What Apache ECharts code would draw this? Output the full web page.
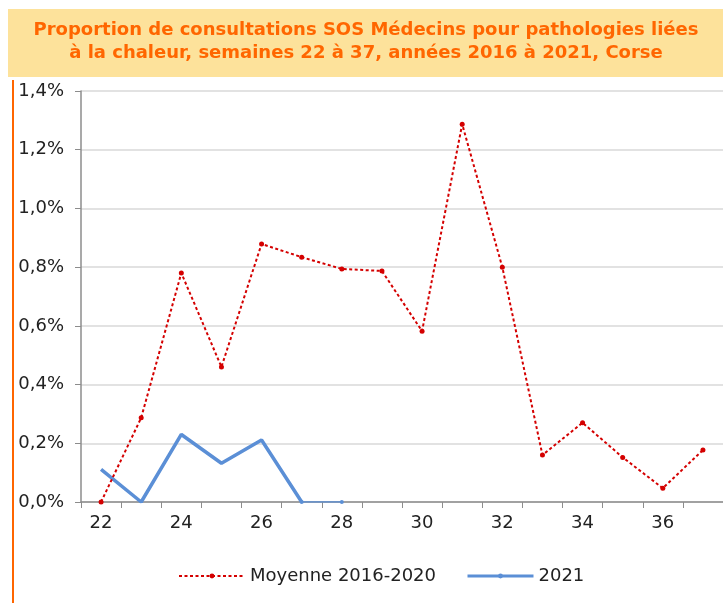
<!DOCTYPE html>
<html>
<head>
<meta charset="utf-8">
<script src="https://cdn.jsdelivr.net/npm/echarts@6/dist/echarts.min.js"></script>
<style>
html,body{margin:0;padding:0;background:#fff;}
#main{width:723px;height:603px;}
</style>
</head>
<body>
<div id="main"></div>
<script>
var semaines=['22','23','24','25','26','27','28','29','30','31','32','33','34','35','36','37'];
var moyenne=[0.0,0.287,0.78,0.46,0.879,0.834,0.794,0.787,0.582,1.287,0.80,0.16,0.27,0.152,0.047,0.177];
var annee2021=[0.111,0.0,0.23,0.132,0.211,0.0,0.0];

var myChart=echarts.init(document.getElementById('main'));

// segment 27-28 plus fin dans l'original
var fin2021=annee2021.map(function(v,i){return i>=annee2021.length-2?v:null;});
var debut2021=annee2021.slice(0,annee2021.length-1);

var option={
  animation:false,
  textStyle:{fontFamily:'DejaVu Sans, sans-serif'},
  graphic:[
    {type:'rect',left:8,top:9,shape:{width:715,height:68},style:{fill:'#FDE29B'},z:0},
    {type:'line',shape:{x1:13,y1:80,x2:13,y2:603},style:{stroke:'#FF6600',lineWidth:2}},
    {type:'text',x:366,y:19,style:{
      text:'Proportion de consultations SOS Médecins pour pathologies liées\nà la chaleur, semaines 22 à 37, années 2016 à 2021, Corse',
      fill:'#FF6600',font:'bold 18px DejaVu Sans, sans-serif',align:'center',verticalAlign:'top',lineHeight:23},z:2}
  ],
  grid:{left:81,right:-6,top:91,bottom:101,containLabel:false},
  legend:{
    left:173,top:562,itemWidth:66,itemHeight:6,itemGap:30,
    textStyle:{fontSize:18,color:'#222'},
    data:['Moyenne 2016-2020',{name:'2021',lineStyle:{width:3}}]
  },
  xAxis:{
    type:'category',boundaryGap:true,data:semaines,
    axisLine:{lineStyle:{color:'#8c8c8c',width:1.5}},
    axisTick:{show:true,interval:0,length:6,lineStyle:{color:'#8c8c8c'}},
    axisLabel:{interval:1,fontSize:18,color:'#222',margin:12}
  },
  yAxis:{
    type:'value',min:0,max:1.4,interval:0.2,
    axisLine:{show:true,lineStyle:{color:'#8c8c8c',width:1.5}},
    axisTick:{show:true,length:6,lineStyle:{color:'#8c8c8c'}},
    splitLine:{lineStyle:{color:'#d9d9d9',width:1.5}},
    axisLabel:{fontSize:18,color:'#222',margin:17,formatter:function(v){
      return v.toFixed(1).replace('.',',')+'%';}}
  },
  series:[
    {name:'Moyenne 2016-2020',type:'line',data:moyenne,symbol:'circle',symbolSize:5,
     lineStyle:{color:'#D40000',width:2,type:[3,2.5]},itemStyle:{color:'#D40000'},z:3},
    {name:'2021',type:'line',data:debut2021,symbol:'circle',symbolSize:3,showSymbol:false,
     lineStyle:{color:'#5B8FD6',width:3.5},itemStyle:{color:'#5B8FD6'},z:2},
    {name:'2021',type:'line',data:fin2021,symbol:'circle',symbolSize:4,
     lineStyle:{color:'#5B8FD6',width:1.5},itemStyle:{color:'#5B8FD6'},z:2}
  ]
};

myChart.setOption(option);
</script>
</body>
</html>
-=-=-
▶ Goal of the exercise: Make an exact copy of the listing above. Do not include the pictures.

▶ Result of this exercise:
What Apache ECharts code would draw this? Output the full web page.
<!DOCTYPE html>
<html>
<head>
<meta charset="utf-8">
<script src="https://cdn.jsdelivr.net/npm/echarts@6/dist/echarts.min.js"></script>
<style>
html,body{margin:0;padding:0;background:#fff;}
#main{width:723px;height:603px;}
</style>
</head>
<body>
<div id="main"></div>
<script>
var semaines=['22','23','24','25','26','27','28','29','30','31','32','33','34','35','36','37'];
var moyenne=[0.0,0.287,0.78,0.46,0.879,0.834,0.794,0.787,0.582,1.287,0.80,0.16,0.27,0.152,0.047,0.177];
var annee2021=[0.111,0.0,0.23,0.132,0.211,0.0,0.0];

var myChart=echarts.init(document.getElementById('main'));

// segment 27-28 plus fin dans l'original
var fin2021=annee2021.map(function(v,i){return i>=annee2021.length-2?v:null;});
var debut2021=annee2021.slice(0,annee2021.length-1);

var option={
  animation:false,
  textStyle:{fontFamily:'DejaVu Sans, sans-serif'},
  graphic:[
    {type:'rect',left:8,top:9,shape:{width:715,height:68},style:{fill:'#FDE29B'},z:0},
    {type:'line',shape:{x1:13,y1:80,x2:13,y2:603},style:{stroke:'#FF6600',lineWidth:2}},
    {type:'text',x:366,y:19,style:{
      text:'Proportion de consultations SOS Médecins pour pathologies liées\nà la chaleur, semaines 22 à 37, années 2016 à 2021, Corse',
      fill:'#FF6600',font:'bold 18px DejaVu Sans, sans-serif',align:'center',verticalAlign:'top',lineHeight:23},z:2}
  ],
  grid:{left:81,right:-6,top:91,bottom:101,containLabel:false},
  legend:{
    left:173,top:562,itemWidth:66,itemHeight:6,itemGap:30,
    textStyle:{fontSize:18,color:'#222'},
    data:['Moyenne 2016-2020',{name:'2021',lineStyle:{width:3}}]
  },
  xAxis:{
    type:'category',boundaryGap:true,data:semaines,
    axisLine:{lineStyle:{color:'#8c8c8c',width:1.5}},
    axisTick:{show:true,interval:0,length:6,lineStyle:{color:'#8c8c8c'}},
    axisLabel:{interval:1,fontSize:18,color:'#222',margin:12}
  },
  yAxis:{
    type:'value',min:0,max:1.4,interval:0.2,
    axisLine:{show:true,lineStyle:{color:'#8c8c8c',width:1.5}},
    axisTick:{show:true,length:6,lineStyle:{color:'#8c8c8c'}},
    splitLine:{lineStyle:{color:'#d9d9d9',width:1.5}},
    axisLabel:{fontSize:18,color:'#222',margin:17,formatter:function(v){
      return v.toFixed(1).replace('.',',')+'%';}}
  },
  series:[
    {name:'Moyenne 2016-2020',type:'line',data:moyenne,symbol:'circle',symbolSize:5,
     lineStyle:{color:'#D40000',width:2,type:[3,2.5]},itemStyle:{color:'#D40000'},z:3},
    {name:'2021',type:'line',data:debut2021,symbol:'circle',symbolSize:3,showSymbol:false,
     lineStyle:{color:'#5B8FD6',width:3.5},itemStyle:{color:'#5B8FD6'},z:2},
    {name:'2021',type:'line',data:fin2021,symbol:'circle',symbolSize:4,
     lineStyle:{color:'#5B8FD6',width:1.5},itemStyle:{color:'#5B8FD6'},z:2}
  ]
};

myChart.setOption(option);
</script>
</body>
</html>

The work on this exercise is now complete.